Alzheimer's caregivers face special challenges

Tuesday, November 17, 2015

Susan Dickey, Alzheimer's Association of Greater Cincinnati
Susan Dickey, RN, MSN Director of Clinical Services, Alzheimer's Association of Greater Cincinnati

By Susan Dickey, RN, MSN
Director of Clinical Services
Alzheimer’s Association of Greater Cincinnati

Caregiving is truly difficult work.

And for individuals caring for a loved one with Alzheimer’s disease or a related dementia, the physical and emotional toll can eventually threaten their own health. Numerous studies have shown that Alzheimer’s caregivers are more prone to higher levels of stress as well as fatigue, depression, alcoholism and chronic illness.
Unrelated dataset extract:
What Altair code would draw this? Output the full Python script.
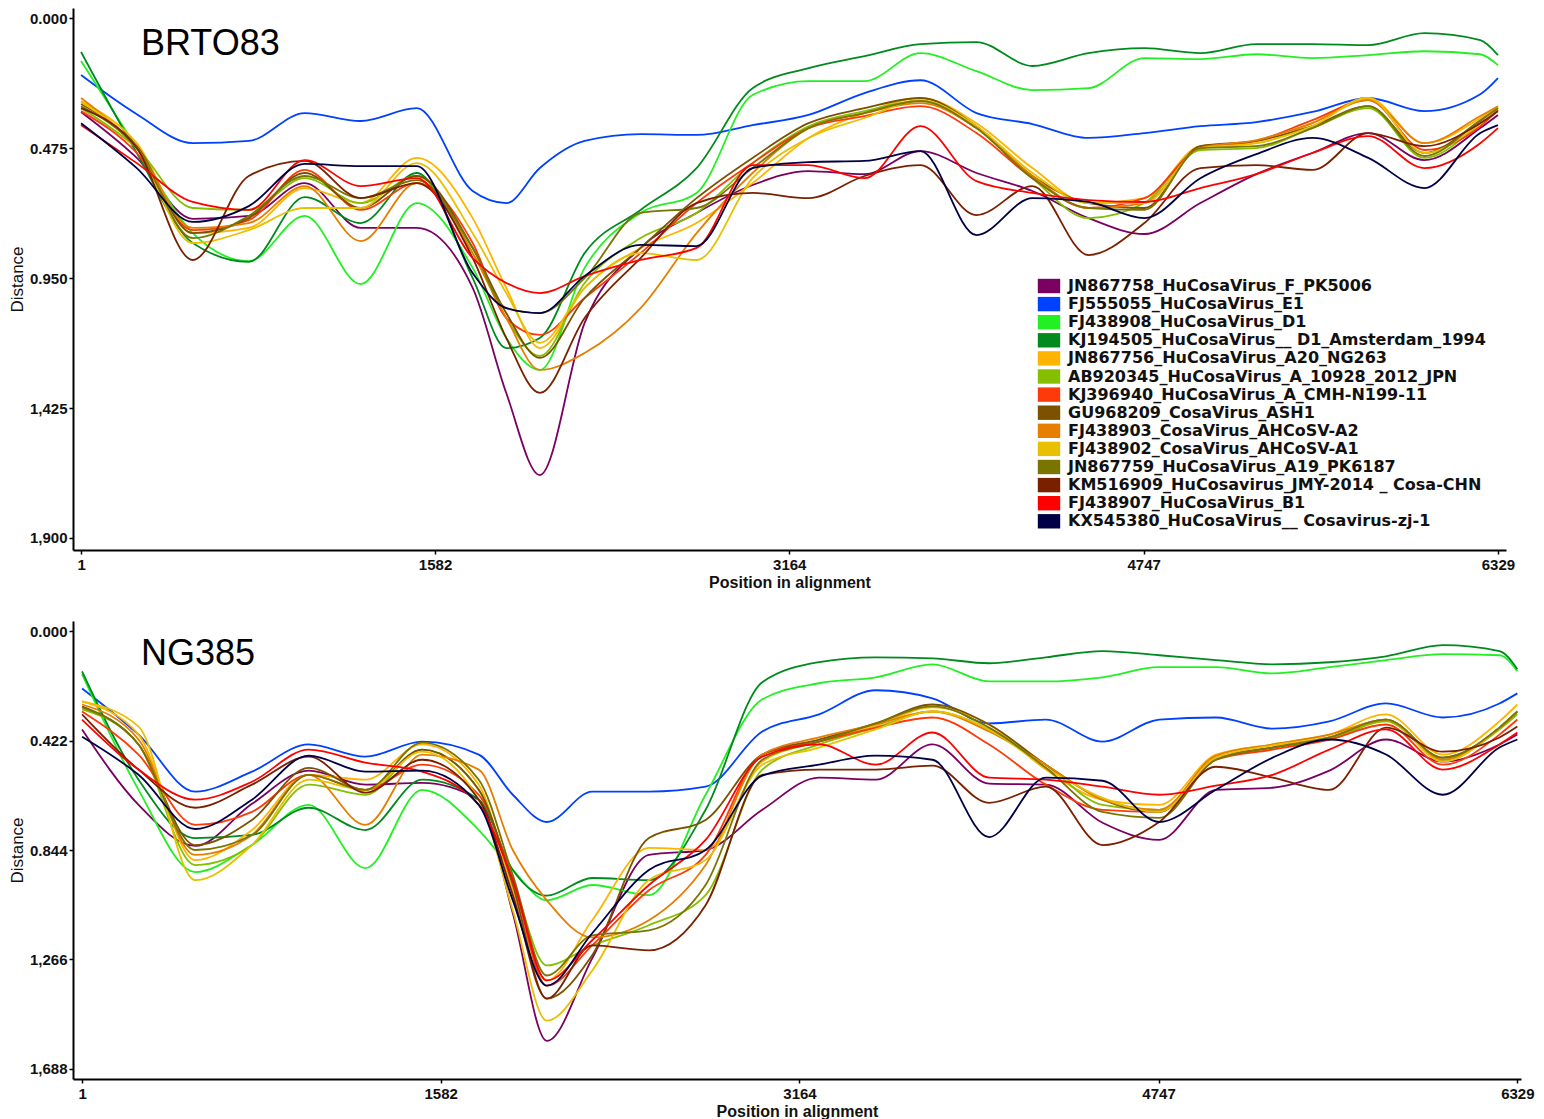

Today, approximately 5.3 million Americans are affected by Alzheimer’s disease, a figure that is expected to triple by the middle of the century. In Ohio alone, there are an estimated 230,000 individuals affected by Alzheimer’s or a related dementia. Alzheimer’s disease is now the sixth-leading cause of death in the United States and the only one of the disease-related in the top 10 without an effective treatment or cure.

Since nearly 70 percent of individuals with Alzheimer’s still live at home, the majority of their care comes from family members, friends and neighbors.

Last year, more than 15 million family caregivers provided an estimated 17.9 billion hours of unpaidcare to individuals with Alzheimer’s disease or a related dementia, a contribution to the nation valued at $218 billion. About two-thirds of caregivers of people with Alzheimer’s and other dementias are women and it is estimated that 250,000 children and young adults (ages 10-18) regularly provide help to someone with dementia.

A 2013 survey indicated that 59 percent of family caregivers of people with dementia rated their emotional stress as “ high” or “very high.” Furthermore, 40 percent of such caregivers reported symptoms of depression, compared to 17 percent of non-caregivers. Due to the physical and emotional toll of caregiving, dementia caregivers had $9.7 billion in additional health care costs of their own in 2014.

There is little question that these caregivers need our help.

The Alzheimer’s Association offers a variety of programs and services for persons with the disease and their caregivers. Our clinical team answers Helpline calls, provides community education to caregivers and works closely with our 23 family caregiver support groups.

Many families benefit from our Family Care Consultation program where a social worker or nurse meets with caregivers and together they develop an individualized plan of care. We are pleased to be able to offer all our programs free of charge.

When President Ronald Reagan first proclaimed National Alzheimer’s Disease Month in November of 1983, the Alzheimer’s Association was just three years old. At the time, there were no treatments for those affected by the disease and caregivers had few, if any, sources of support and information. Much has changed over the past 30 years, with significant advances in research and supportive services. Still, we are far from a cure and our current health care system cannot adequately deal with the impending epidemic.

It is encouraging to note that in addition to placing greater focus on Alzheimer’s research, federal officials through the National Alzheimer’s Plan are currently working on initiatives that will provide a higher level of community support for caregivers.

There is little doubt that such help is needed.